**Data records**

· · ·

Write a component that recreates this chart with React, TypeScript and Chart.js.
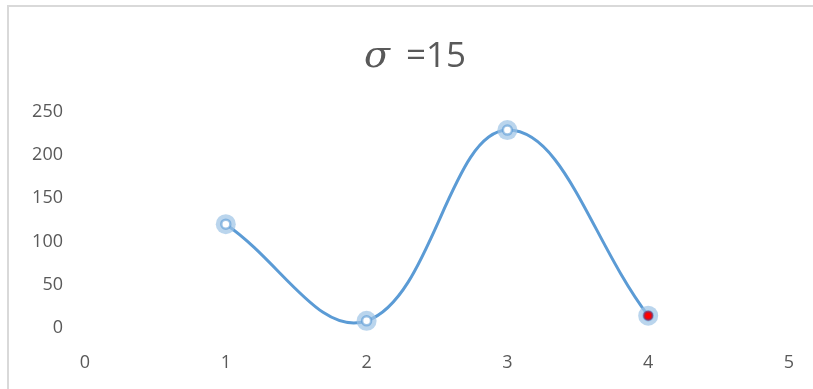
import React, { useEffect, useRef } from 'react';
import { Chart, registerables } from 'chart.js';

Chart.register(...registerables);

// ---- data ----
const xValues = [1, 2, 3, 4];
const yValues = [120, 8, 229, 14];
const highlightIndex = 3;
const xTicks = [0, 1, 2, 3, 4, 5];
const yTicks = [0, 50, 100, 150, 200, 250];
const titleSymbol = 'σ';
const titleRest = '=15';

const TEXT = '#595959';
const LINE = '#5b9bd5';
const FONT = '"Open Sans", "Liberation Sans", sans-serif';

const titlePlugin = {
  id: 'sigmaTitle',
  afterDraw(chart: any) {
    const ctx = chart.ctx;
    ctx.save();
    ctx.fillStyle = TEXT;
    ctx.textBaseline = 'alphabetic';
    ctx.textAlign = 'left';
    const symFont = 'italic 38px "DejaVu Serif", "Liberation Serif", serif';
    const restFont = '35px ' + FONT;
    ctx.font = symFont;
    const symW = ctx.measureText(titleSymbol).width;
    ctx.font = restFont;
    const restW = ctx.measureText(titleRest).width;
    const gap = 16;
    const total = symW + gap + restW;
    const cx = 415;
    const start = cx - total / 2;
    const baseline = 67;
    ctx.font = symFont;
    ctx.fillText(titleSymbol, start, baseline);
    ctx.font = restFont;
    ctx.fillText(titleRest, start + symW + gap, baseline);
    ctx.restore();
  },
};

export default function App() {
  const ref = useRef<HTMLCanvasElement | null>(null);

  useEffect(() => {
    if (!ref.current) return;
    const pts = xValues.map((x, i) => ({ x, y: yValues[i] }));
    const chart = new Chart(ref.current, {
      type: 'scatter',
      data: {
        datasets: [
          {
            // highlighted (red) marker centre
            data: [pts[highlightIndex]],
            showLine: false,
            pointRadius: 4,
            pointBorderWidth: 2,
            pointBackgroundColor: '#ff0000',
            pointBorderColor: 'rgba(150,40,80,0.75)',
          },
          {
            // marker centres
            data: pts,
            showLine: false,
            pointRadius: 4.5,
            pointBorderWidth: 2.5,
            pointBackgroundColor: pts.map((_, i) => (i === highlightIndex ? 'rgba(0,0,0,0)' : '#ffffff')),
            pointBorderColor: 'rgba(91,155,213,0.6)',
          },
          {
            // marker glow
            data: pts,
            showLine: false,
            pointRadius: 10,
            pointBorderWidth: 0,
            pointBackgroundColor: 'rgba(157,195,230,0.7)',
            pointBorderColor: 'rgba(0,0,0,0)',
          },
          {
            // smoothed line
            data: pts,
            showLine: true,
            borderColor: LINE,
            borderWidth: 3,
            tension: 0.4,
            pointRadius: 0,
            fill: false,
          },
        ],
      },
      options: {
        animation: false,
        responsive: false,
        devicePixelRatio: 1,
        clip: false as any,
        layout: { padding: { top: 112, left: 0, right: 24, bottom: 14 } },
        plugins: {
          legend: { display: false },
          title: { display: false },
          tooltip: { enabled: false },
        },
        events: [],
        scales: {
          x: {
            type: 'linear',
            min: 0,
            max: 5,
            afterBuildTicks: (s: any) => {
              s.ticks = xTicks.map((v) => ({ value: v }));
            },
            afterFit: (s: any) => {
              s.height = 30;
            },
            grid: { display: false, drawTicks: false },
            border: { display: false },
            ticks: { color: TEXT, font: { family: FONT, size: 18 }, padding: 7 },
          },
          y: {
            type: 'linear',
            min: -20,
            max: 250,
            afterBuildTicks: (s: any) => {
              s.ticks = yTicks.map((v) => ({ value: v }));
            },
            afterFit: (s: any) => {
              s.width = 85;
            },
            grid: { display: false, drawTicks: false },
            border: { display: false },
            ticks: { color: TEXT, font: { family: FONT, size: 18 }, padding: 22 },
          },
        },
      },
      plugins: [titlePlugin],
    });
    return () => chart.destroy();
  }, []);

  return (
    <div style={{ position: 'fixed', left: 0, top: 0, width: 813, height: 389, overflow: 'hidden', background: '#ffffff' }}>
      <div
        style={{
          position: 'absolute',
          left: 7,
          top: 5,
          width: 900,
          height: 500,
          borderTop: '2px solid #d9d9d9',
          borderLeft: '2px solid #d9d9d9',
        }}
      />
      <canvas ref={ref} width={813} height={389} style={{ position: 'absolute', left: 0, top: 0, width: 813, height: 389 }} />
    </div>
  );
}
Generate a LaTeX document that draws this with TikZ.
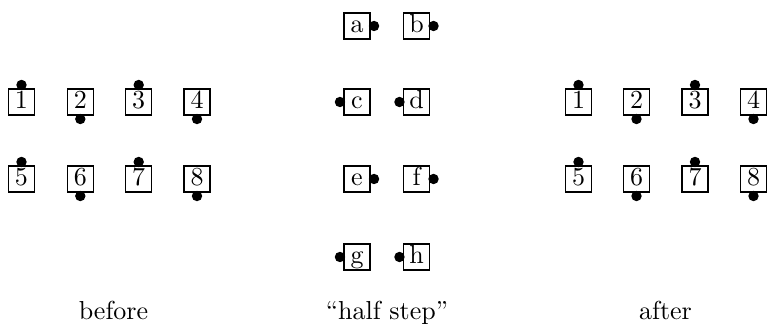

· · ·

**Problem to work on**
Set down the material above as is, without any pictures.

**Output**
Write a component that recreates this chart with React, TypeScript and Chart.js.
import React, { useEffect, useRef } from 'react';
import { Chart, registerables } from 'chart.js';

Chart.register(...registerables);

// ---- data ----
const xValues = [1, 2, 3, 4];
const yValues = [120, 8, 229, 14];
const highlightIndex = 3;
const xTicks = [0, 1, 2, 3, 4, 5];
const yTicks = [0, 50, 100, 150, 200, 250];
const titleSymbol = 'σ';
const titleRest = '=15';

const TEXT = '#595959';
const LINE = '#5b9bd5';
const FONT = '"Open Sans", "Liberation Sans", sans-serif';

const titlePlugin = {
  id: 'sigmaTitle',
  afterDraw(chart: any) {
    const ctx = chart.ctx;
    ctx.save();
    ctx.fillStyle = TEXT;
    ctx.textBaseline = 'alphabetic';
    ctx.textAlign = 'left';
    const symFont = 'italic 38px "DejaVu Serif", "Liberation Serif", serif';
    const restFont = '35px ' + FONT;
    ctx.font = symFont;
    const symW = ctx.measureText(titleSymbol).width;
    ctx.font = restFont;
    const restW = ctx.measureText(titleRest).width;
    const gap = 16;
    const total = symW + gap + restW;
    const cx = 415;
    const start = cx - total / 2;
    const baseline = 67;
    ctx.font = symFont;
    ctx.fillText(titleSymbol, start, baseline);
    ctx.font = restFont;
    ctx.fillText(titleRest, start + symW + gap, baseline);
    ctx.restore();
  },
};

export default function App() {
  const ref = useRef<HTMLCanvasElement | null>(null);

  useEffect(() => {
    if (!ref.current) return;
    const pts = xValues.map((x, i) => ({ x, y: yValues[i] }));
    const chart = new Chart(ref.current, {
      type: 'scatter',
      data: {
        datasets: [
          {
            // highlighted (red) marker centre
            data: [pts[highlightIndex]],
            showLine: false,
            pointRadius: 4,
            pointBorderWidth: 2,
            pointBackgroundColor: '#ff0000',
            pointBorderColor: 'rgba(150,40,80,0.75)',
          },
          {
            // marker centres
            data: pts,
            showLine: false,
            pointRadius: 4.5,
            pointBorderWidth: 2.5,
            pointBackgroundColor: pts.map((_, i) => (i === highlightIndex ? 'rgba(0,0,0,0)' : '#ffffff')),
            pointBorderColor: 'rgba(91,155,213,0.6)',
          },
          {
            // marker glow
            data: pts,
            showLine: false,
            pointRadius: 10,
            pointBorderWidth: 0,
            pointBackgroundColor: 'rgba(157,195,230,0.7)',
            pointBorderColor: 'rgba(0,0,0,0)',
          },
          {
            // smoothed line
            data: pts,
            showLine: true,
            borderColor: LINE,
            borderWidth: 3,
            tension: 0.4,
            pointRadius: 0,
            fill: false,
          },
        ],
      },
      options: {
        animation: false,
        responsive: false,
        devicePixelRatio: 1,
        clip: false as any,
        layout: { padding: { top: 112, left: 0, right: 24, bottom: 14 } },
        plugins: {
          legend: { display: false },
          title: { display: false },
          tooltip: { enabled: false },
        },
        events: [],
        scales: {
          x: {
            type: 'linear',
            min: 0,
            max: 5,
            afterBuildTicks: (s: any) => {
              s.ticks = xTicks.map((v) => ({ value: v }));
            },
            afterFit: (s: any) => {
              s.height = 30;
            },
            grid: { display: false, drawTicks: false },
            border: { display: false },
            ticks: { color: TEXT, font: { family: FONT, size: 18 }, padding: 7 },
          },
          y: {
            type: 'linear',
            min: -20,
            max: 250,
            afterBuildTicks: (s: any) => {
              s.ticks = yTicks.map((v) => ({ value: v }));
            },
            afterFit: (s: any) => {
              s.width = 85;
            },
            grid: { display: false, drawTicks: false },
            border: { display: false },
            ticks: { color: TEXT, font: { family: FONT, size: 18 }, padding: 22 },
          },
        },
      },
      plugins: [titlePlugin],
    });
    return () => chart.destroy();
  }, []);

  return (
    <div style={{ position: 'fixed', left: 0, top: 0, width: 813, height: 389, overflow: 'hidden', background: '#ffffff' }}>
      <div
        style={{
          position: 'absolute',
          left: 7,
          top: 5,
          width: 900,
          height: 500,
          borderTop: '2px solid #d9d9d9',
          borderLeft: '2px solid #d9d9d9',
        }}
      />
      <canvas ref={ref} width={813} height={389} style={{ position: 'absolute', left: 0, top: 0, width: 813, height: 389 }} />
    </div>
  );
}
Generate a LaTeX document that draws this with TikZ.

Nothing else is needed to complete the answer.